# What needs to be done:
Copy every line of the material below word for word.

»»

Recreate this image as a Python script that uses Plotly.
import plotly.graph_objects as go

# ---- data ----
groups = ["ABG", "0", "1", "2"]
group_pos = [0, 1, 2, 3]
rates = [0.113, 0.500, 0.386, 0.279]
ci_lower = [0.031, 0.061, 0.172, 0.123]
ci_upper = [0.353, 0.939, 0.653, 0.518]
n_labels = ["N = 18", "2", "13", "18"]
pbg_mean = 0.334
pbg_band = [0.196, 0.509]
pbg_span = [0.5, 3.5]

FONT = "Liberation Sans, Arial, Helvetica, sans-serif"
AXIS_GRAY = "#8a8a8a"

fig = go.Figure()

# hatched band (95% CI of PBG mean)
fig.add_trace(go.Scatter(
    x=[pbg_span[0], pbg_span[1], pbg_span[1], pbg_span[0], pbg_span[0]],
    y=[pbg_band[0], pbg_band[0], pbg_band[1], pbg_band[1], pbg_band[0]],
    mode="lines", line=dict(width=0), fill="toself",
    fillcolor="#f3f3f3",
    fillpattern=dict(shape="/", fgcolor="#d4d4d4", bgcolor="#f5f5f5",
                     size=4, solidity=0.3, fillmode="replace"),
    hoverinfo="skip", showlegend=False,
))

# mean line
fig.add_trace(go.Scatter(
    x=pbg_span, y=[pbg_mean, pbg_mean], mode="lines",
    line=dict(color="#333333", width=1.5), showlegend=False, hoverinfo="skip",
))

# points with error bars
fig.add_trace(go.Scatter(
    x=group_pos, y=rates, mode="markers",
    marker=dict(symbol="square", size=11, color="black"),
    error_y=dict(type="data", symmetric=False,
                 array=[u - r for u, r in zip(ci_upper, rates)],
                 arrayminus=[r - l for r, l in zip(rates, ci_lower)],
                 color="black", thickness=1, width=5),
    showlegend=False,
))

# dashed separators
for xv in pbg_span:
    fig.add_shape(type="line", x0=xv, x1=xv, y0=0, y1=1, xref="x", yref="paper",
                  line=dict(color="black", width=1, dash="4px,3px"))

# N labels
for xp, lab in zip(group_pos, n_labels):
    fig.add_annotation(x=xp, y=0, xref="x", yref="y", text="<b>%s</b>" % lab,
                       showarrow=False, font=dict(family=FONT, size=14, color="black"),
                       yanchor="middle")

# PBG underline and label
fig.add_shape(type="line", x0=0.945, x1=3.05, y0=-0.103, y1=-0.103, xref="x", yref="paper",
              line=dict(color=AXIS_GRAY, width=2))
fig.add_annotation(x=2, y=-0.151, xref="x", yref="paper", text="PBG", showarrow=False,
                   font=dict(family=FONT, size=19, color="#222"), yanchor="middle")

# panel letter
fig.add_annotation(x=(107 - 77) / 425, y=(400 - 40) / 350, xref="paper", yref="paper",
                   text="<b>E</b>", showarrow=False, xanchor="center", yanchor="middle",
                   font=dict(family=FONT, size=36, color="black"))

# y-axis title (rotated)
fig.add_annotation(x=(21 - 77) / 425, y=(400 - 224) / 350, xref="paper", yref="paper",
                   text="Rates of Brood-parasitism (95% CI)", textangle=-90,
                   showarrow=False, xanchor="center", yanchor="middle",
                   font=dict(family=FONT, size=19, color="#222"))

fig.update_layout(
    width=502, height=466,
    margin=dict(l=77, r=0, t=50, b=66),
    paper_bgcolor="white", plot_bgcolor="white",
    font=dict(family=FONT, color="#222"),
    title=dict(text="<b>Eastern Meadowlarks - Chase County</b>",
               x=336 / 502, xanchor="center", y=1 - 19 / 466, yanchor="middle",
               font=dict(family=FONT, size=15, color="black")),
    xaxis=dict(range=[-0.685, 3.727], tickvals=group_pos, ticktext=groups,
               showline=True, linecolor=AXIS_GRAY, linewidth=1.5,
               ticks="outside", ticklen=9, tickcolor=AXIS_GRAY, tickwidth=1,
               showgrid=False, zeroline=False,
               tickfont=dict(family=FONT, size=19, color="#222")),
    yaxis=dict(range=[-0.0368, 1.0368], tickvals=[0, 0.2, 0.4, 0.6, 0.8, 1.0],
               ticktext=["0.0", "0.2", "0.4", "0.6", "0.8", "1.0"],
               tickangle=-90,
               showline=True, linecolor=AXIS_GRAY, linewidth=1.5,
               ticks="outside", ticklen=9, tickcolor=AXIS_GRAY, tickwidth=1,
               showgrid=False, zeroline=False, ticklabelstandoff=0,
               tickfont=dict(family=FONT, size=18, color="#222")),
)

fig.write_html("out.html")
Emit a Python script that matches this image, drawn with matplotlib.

««

# Right answer:
Recreate this image as a Python script that uses Plotly.
import plotly.graph_objects as go

# ---- data ----
groups = ["ABG", "0", "1", "2"]
group_pos = [0, 1, 2, 3]
rates = [0.113, 0.500, 0.386, 0.279]
ci_lower = [0.031, 0.061, 0.172, 0.123]
ci_upper = [0.353, 0.939, 0.653, 0.518]
n_labels = ["N = 18", "2", "13", "18"]
pbg_mean = 0.334
pbg_band = [0.196, 0.509]
pbg_span = [0.5, 3.5]

FONT = "Liberation Sans, Arial, Helvetica, sans-serif"
AXIS_GRAY = "#8a8a8a"

fig = go.Figure()

# hatched band (95% CI of PBG mean)
fig.add_trace(go.Scatter(
    x=[pbg_span[0], pbg_span[1], pbg_span[1], pbg_span[0], pbg_span[0]],
    y=[pbg_band[0], pbg_band[0], pbg_band[1], pbg_band[1], pbg_band[0]],
    mode="lines", line=dict(width=0), fill="toself",
    fillcolor="#f3f3f3",
    fillpattern=dict(shape="/", fgcolor="#d4d4d4", bgcolor="#f5f5f5",
                     size=4, solidity=0.3, fillmode="replace"),
    hoverinfo="skip", showlegend=False,
))

# mean line
fig.add_trace(go.Scatter(
    x=pbg_span, y=[pbg_mean, pbg_mean], mode="lines",
    line=dict(color="#333333", width=1.5), showlegend=False, hoverinfo="skip",
))

# points with error bars
fig.add_trace(go.Scatter(
    x=group_pos, y=rates, mode="markers",
    marker=dict(symbol="square", size=11, color="black"),
    error_y=dict(type="data", symmetric=False,
                 array=[u - r for u, r in zip(ci_upper, rates)],
                 arrayminus=[r - l for r, l in zip(rates, ci_lower)],
                 color="black", thickness=1, width=5),
    showlegend=False,
))

# dashed separators
for xv in pbg_span:
    fig.add_shape(type="line", x0=xv, x1=xv, y0=0, y1=1, xref="x", yref="paper",
                  line=dict(color="black", width=1, dash="4px,3px"))

# N labels
for xp, lab in zip(group_pos, n_labels):
    fig.add_annotation(x=xp, y=0, xref="x", yref="y", text="<b>%s</b>" % lab,
                       showarrow=False, font=dict(family=FONT, size=14, color="black"),
                       yanchor="middle")

# PBG underline and label
fig.add_shape(type="line", x0=0.945, x1=3.05, y0=-0.103, y1=-0.103, xref="x", yref="paper",
              line=dict(color=AXIS_GRAY, width=2))
fig.add_annotation(x=2, y=-0.151, xref="x", yref="paper", text="PBG", showarrow=False,
                   font=dict(family=FONT, size=19, color="#222"), yanchor="middle")

# panel letter
fig.add_annotation(x=(107 - 77) / 425, y=(400 - 40) / 350, xref="paper", yref="paper",
                   text="<b>E</b>", showarrow=False, xanchor="center", yanchor="middle",
                   font=dict(family=FONT, size=36, color="black"))

# y-axis title (rotated)
fig.add_annotation(x=(21 - 77) / 425, y=(400 - 224) / 350, xref="paper", yref="paper",
                   text="Rates of Brood-parasitism (95% CI)", textangle=-90,
                   showarrow=False, xanchor="center", yanchor="middle",
                   font=dict(family=FONT, size=19, color="#222"))

fig.update_layout(
    width=502, height=466,
    margin=dict(l=77, r=0, t=50, b=66),
    paper_bgcolor="white", plot_bgcolor="white",
    font=dict(family=FONT, color="#222"),
    title=dict(text="<b>Eastern Meadowlarks - Chase County</b>",
               x=336 / 502, xanchor="center", y=1 - 19 / 466, yanchor="middle",
               font=dict(family=FONT, size=15, color="black")),
    xaxis=dict(range=[-0.685, 3.727], tickvals=group_pos, ticktext=groups,
               showline=True, linecolor=AXIS_GRAY, linewidth=1.5,
               ticks="outside", ticklen=9, tickcolor=AXIS_GRAY, tickwidth=1,
               showgrid=False, zeroline=False,
               tickfont=dict(family=FONT, size=19, color="#222")),
    yaxis=dict(range=[-0.0368, 1.0368], tickvals=[0, 0.2, 0.4, 0.6, 0.8, 1.0],
               ticktext=["0.0", "0.2", "0.4", "0.6", "0.8", "1.0"],
               tickangle=-90,
               showline=True, linecolor=AXIS_GRAY, linewidth=1.5,
               ticks="outside", ticklen=9, tickcolor=AXIS_GRAY, tickwidth=1,
               showgrid=False, zeroline=False, ticklabelstandoff=0,
               tickfont=dict(family=FONT, size=18, color="#222")),
)

fig.write_html("out.html")
Emit a Python script that matches this image, drawn with matplotlib.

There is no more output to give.